S&P 500 was down 6 points at 1115. It bounced ced higher off 1,100, its 200-day moving average, one of the most important technical indicators in any market. Nasdaq was off 19 points to 2,298.
US stocks pared heavy losses in late Wednesday session as the euro rallied 1.6% from a four-year low to 1.2393 on speculation European leaders will take steps to support the currency and following the release of positive US economic news.
The DJIA fell 67 points to 10,444 by the close after losing as much as 186 points earlier. The tech-rich Nasdaq Composite fell 19 points to 2,298 while the S&P 500 fell 6 points to 1,115. At the close, both the Dow and the Nasdaq had climbed back into positive territory for the year, while the S&P 500 stayed flat where it ended 2009. The broad market benchmark briefly skirted below its 200-day moving average before rebounding off the key technical support, setting a floor under its recent drop.

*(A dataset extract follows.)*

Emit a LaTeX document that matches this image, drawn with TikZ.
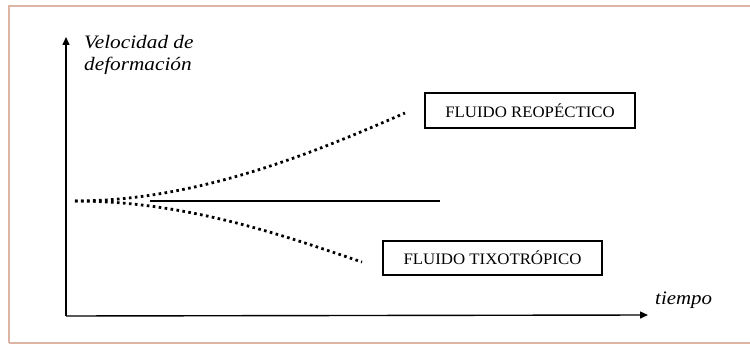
\documentclass[tikz,border=0pt]{standalone}
\usepackage{fontspec}
\setmainfont{Liberation Serif}
\usetikzlibrary{arrows.meta}
\begin{document}
\begin{tikzpicture}[x=1pt,y=-1pt,
  axis/.style={line width=1.4pt,-{Triangle[length=8pt,width=7pt]}},
  dotline/.style={line width=2.8pt,dash pattern=on 2.6pt off 3.4pt},
  fluidbox/.style={draw,line width=1.2pt,minimum width=210pt,minimum height=35pt,inner sep=0pt,font=\fontsize{16}{18}\selectfont},
  axlabel/.style={font=\fontsize{19}{21}\selectfont\itshape,anchor=west,inner sep=0pt}]
\useasboundingbox (0,0) rectangle (750,345);
\draw[color={rgb,255:red,221;green,181;blue,165},line width=2pt] (9,343) -- (9,6) -- (752,6);
\draw[color={rgb,255:red,221;green,181;blue,165},line width=2pt] (9,343) -- (752,343);
\coordinate (O) at (66,316);
\coordinate (Ytop) at (66,37);
\coordinate (Xend) at (648,315);
\draw[axis] (O) -- (Ytop);
\draw[axis] (O) -- (Xend);
\node[axlabel] (yl1) at (84,42) {\scalebox{1.12}[1]{Velocidad de}};
\node[axlabel] (yl2) at (84,66) {\scalebox{1.12}[1]{deformación}};
\node[axlabel] (xl) at (655,300) {\scalebox{1.1}[1]{tiempo}};
\coordinate (S) at (75,201);
\coordinate (E) at (440,201);
\coordinate (U) at (405,113);
\coordinate (L) at (362,262);
\draw[line width=1.4pt] (150,201) -- (E);
\draw[dotline] (S) .. controls (200,201) and (320,150) .. (U);
\draw[dotline] (S) .. controls (190,201) and (290,238) .. (L);
\node[fluidbox] (reo) at (530,110.5) {\scalebox{1.05}[1]{FLUIDO REOPÉCTICO}};
\node[fluidbox,minimum width=219pt,minimum height=34pt] (tixo) at (492.5,258) {\scalebox{1.05}[1]{FLUIDO TIXOTRÓPICO}};
\end{tikzpicture}
\end{document}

As the impact of the eurozone crisis sunk in, there were concerns about the effect on US firms especially those with heavy exposure to Europe. The Dow's industrial stocks were most badly hit with the sector off almost 2%. Shares of heavy machinery maker Caterpillar slid 2.8%.

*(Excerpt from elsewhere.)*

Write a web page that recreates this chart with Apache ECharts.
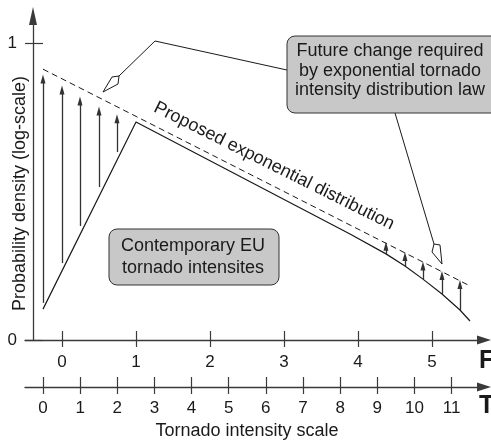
<!DOCTYPE html>
<html>
<head>
<meta charset="utf-8">
<script src="https://cdn.jsdelivr.net/npm/echarts@6/dist/echarts.min.js"></script>
<style>
  html, body { margin: 0; padding: 0; background: #fff; }
  #chart { width: 491px; height: 443px; }
</style>
</head>
<body>
<div id="chart"></div>
<script>
// tick labels of the two intensity scales and the y axis
const fTicks = [0, 1, 2, 3, 4, 5];
const tTicks = [0, 1, 2, 3, 4, 5, 6, 7, 8, 9, 10, 11];
const yTicks = [0, 1];

// contemporary EU tornado intensities (x in F units, y in log density 0..1)
const contempF = [-0.257, 1.0, 3.892, 4.378, 4.635, 4.878, 5.135, 5.378, 5.514];
const contempV = [0.104, 0.734, 0.357, 0.290, 0.249, 0.205, 0.155, 0.101, 0.064];

// proposed exponential distribution (straight line on log scale)
const expF = [-0.257, 5.514];
const expV = [0.912, 0.182];

// vertical "required change" arrows
const arrowF = [-0.257, 0, 0.243, 0.5, 0.743, 4.378, 4.635, 4.878, 5.135, 5.378];
const arrowFrom = [0.125, 0.259, 0.384, 0.515, 0.633, 0.290, 0.249, 0.205, 0.155, 0.101];
const arrowTo = [0.879, 0.842, 0.805, 0.771, 0.745, 0.316, 0.281, 0.249, 0.217, 0.187];

const FONT = '"Liberation Sans", Arial, sans-serif';
const INK = '#1a1a1a';
const AXIS = '#3a3a3a';

const zip = (a, b) => a.map((v, i) => [v, b[i]]);

const chart = echarts.init(document.getElementById('chart'));

const fMin = -0.5, fMax = 5.703;
const tMin = -0.4847, tMax = 11.874;
const yMax = 1.091;

const tickStyle = { color: AXIS, width: 1.2 };
const lineOn = { show: true, onZero: false, lineStyle: { color: AXIS, width: 1.3 }, symbol: ['none', 'triangle'] };

const option = {
  animation: false,
  backgroundColor: '#fff',
  textStyle: { fontFamily: FONT },
  grid: { left: 25, right: 7, top: 16, bottom: 103, outerBoundsMode: 'none' },
  xAxis: [
    {
      // F scale, ticks below + labels
      type: 'value', min: fMin, max: fMax, position: 'bottom',
      axisLine: Object.assign({}, lineOn, { symbolSize: [9, 14] }),
      axisTick: { show: true, length: 7, customValues: fTicks, lineStyle: tickStyle },
      axisLabel: { customValues: fTicks, margin: 14, fontSize: 17, color: INK, fontFamily: FONT },
      splitLine: { show: false }
    },
    {
      // T scale
      type: 'value', min: tMin, max: tMax, offset: 47, position: 'bottom',
      axisLine: Object.assign({}, lineOn, { symbolSize: [9, 14] }),
      axisTick: { show: true, length: 7, customValues: tTicks, lineStyle: tickStyle },
      axisLabel: { customValues: tTicks, margin: 13, fontSize: 17, color: INK, fontFamily: FONT },
      name: 'Tornado intensity scale', nameLocation: 'middle', nameGap: 35, nameMoveOverlap: false,
      nameTextStyle: { fontSize: 18, color: INK, fontFamily: FONT, padding: [0, 15, 0, 0] },
      splitLine: { show: false }
    },
    {
      // F scale, ticks above
      type: 'value', min: fMin, max: fMax, position: 'bottom',
      axisLine: { show: false, onZero: false },
      axisTick: { show: true, inside: true, length: 9, customValues: fTicks, lineStyle: tickStyle },
      axisLabel: { show: false }, splitLine: { show: false }
    },
    {
      // T scale, ticks above
      type: 'value', min: tMin, max: tMax, offset: 47, position: 'bottom',
      axisLine: { show: false, onZero: false },
      axisTick: { show: true, inside: true, length: 10, customValues: tTicks, lineStyle: tickStyle },
      axisLabel: { show: false }, splitLine: { show: false }
    }
  ],
  yAxis: [
    {
      type: 'value', min: 0, max: yMax, offset: -8, position: 'left',
      axisLine: Object.assign({}, lineOn, { symbolSize: [8, 18] }),
      axisTick: { show: true, length: 8, customValues: yTicks, lineStyle: tickStyle },
      axisLabel: { customValues: yTicks, margin: 16, fontSize: 17, color: INK, fontFamily: FONT },
      name: 'Probability density (log-scale)', nameLocation: 'middle', nameGap: 4, nameMoveOverlap: false,
      nameTextStyle: { fontSize: 18, color: INK, fontFamily: FONT, padding: [0, 31, 0, 0] },
      splitLine: { show: false }
    },
    {
      type: 'value', min: 0, max: yMax, offset: -8, position: 'left',
      axisLine: { show: false, onZero: false },
      axisTick: { show: true, inside: true, length: 10, customValues: yTicks, lineStyle: tickStyle },
      axisLabel: { show: false }, splitLine: { show: false }
    }
  ],
  series: [
    {
      name: 'Contemporary EU tornado intensities',
      type: 'line', xAxisIndex: 0, yAxisIndex: 0,
      data: zip(contempF, contempV),
      symbol: 'none', silent: true,
      lineStyle: { color: INK, width: 1.2 },
      markLine: {
        silent: true,
        symbol: ['none', 'triangle'],
        symbolSize: [5, 9],
        label: { show: false },
        lineStyle: { color: '#333', width: 1.3, type: 'solid' },
        data: arrowF.map((f, i) => [{ coord: [f, arrowFrom[i]] }, { coord: [f, arrowTo[i]] }])
      }
    },
    {
      name: 'Proposed exponential distribution',
      type: 'line', xAxisIndex: 0, yAxisIndex: 0,
      data: zip(expF, expV),
      symbol: 'none', silent: true,
      lineStyle: { color: INK, width: 1, type: [6, 4] }
    }
  ],
  graphic: [
    // upper callout
    { type: 'polyline', shape: { points: [[287, 70], [155, 41], [119, 76]] }, style: { stroke: INK, lineWidth: 1, fill: null } },
    { type: 'polygon', shape: { points: [[119, 76], [112, 77], [103, 92], [118, 84]] }, style: { stroke: INK, lineWidth: 1, fill: '#fff' } },
    { type: 'polyline', shape: { points: [[395, 113], [434, 244]] }, style: { stroke: INK, lineWidth: 1, fill: null } },
    { type: 'polygon', shape: { points: [[434, 244], [432, 252], [442, 264], [440, 245]] }, style: { stroke: INK, lineWidth: 1, fill: '#fff' } },
    { type: 'rect', shape: { x: 287, y: 36, width: 230, height: 77, r: 8 }, style: { fill: '#c8c8c8', stroke: '#333', lineWidth: 1 } },
    {
      type: 'text', x: 390, y: 71,
      style: { text: 'Future change required\nby exponential tornado\nintensity distribution law', fontSize: 18, fontFamily: FONT, fill: INK, align: 'center', verticalAlign: 'middle', lineHeight: 19.5 }
    },
    // lower callout
    { type: 'rect', shape: { x: 109, y: 229, width: 170, height: 56, r: 8 }, style: { fill: '#c8c8c8', stroke: '#333', lineWidth: 1 } },
    {
      type: 'text', x: 193, y: 257.5,
      style: { text: 'Contemporary EU\ntornado intensites', fontSize: 18, fontFamily: FONT, fill: INK, align: 'center', verticalAlign: 'middle', lineHeight: 22 }
    },
    // label along the dashed line
    {
      type: 'text', x: 274, y: 166, rotation: -26.5 * Math.PI / 180,
      style: { text: 'Proposed exponential distribution', fontSize: 18, fontFamily: FONT, fill: INK, align: 'center', verticalAlign: 'middle' }
    },
    // scale letters
    { type: 'text', x: 479, y: 361, style: { text: 'F', fontSize: 25, fontWeight: 'bold', fontFamily: FONT, fill: INK, align: 'left', verticalAlign: 'middle' } },
    { type: 'text', x: 479, y: 406, style: { text: 'T', fontSize: 25, fontWeight: 'bold', fontFamily: FONT, fill: INK, align: 'left', verticalAlign: 'middle' } }
  ]
};

chart.setOption(option);
</script>
</body>
</html>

Stock indices barely budged after the Fed upgraded its growth forecasts for this year on signs of a strengthening economic recovery, predicting growth would hit between 3.2-3.7% this year, up from 2.8-3.5% estimate made in January. Data also showed the US Apr CPI fell for the first time in a year and the closely watched core inflation rate eked out its smallest annual gain since 1966, further supporting the Fed's vow to keep interest rates low for some time
However, an industry report released separately showed demand for loans to buy homes sank 27.1% to a 13-year low last week after the expiry of a home buyers tax credit. A record share of home loans were also in foreclosure, suggesting a recovery in housing will be painfully slow.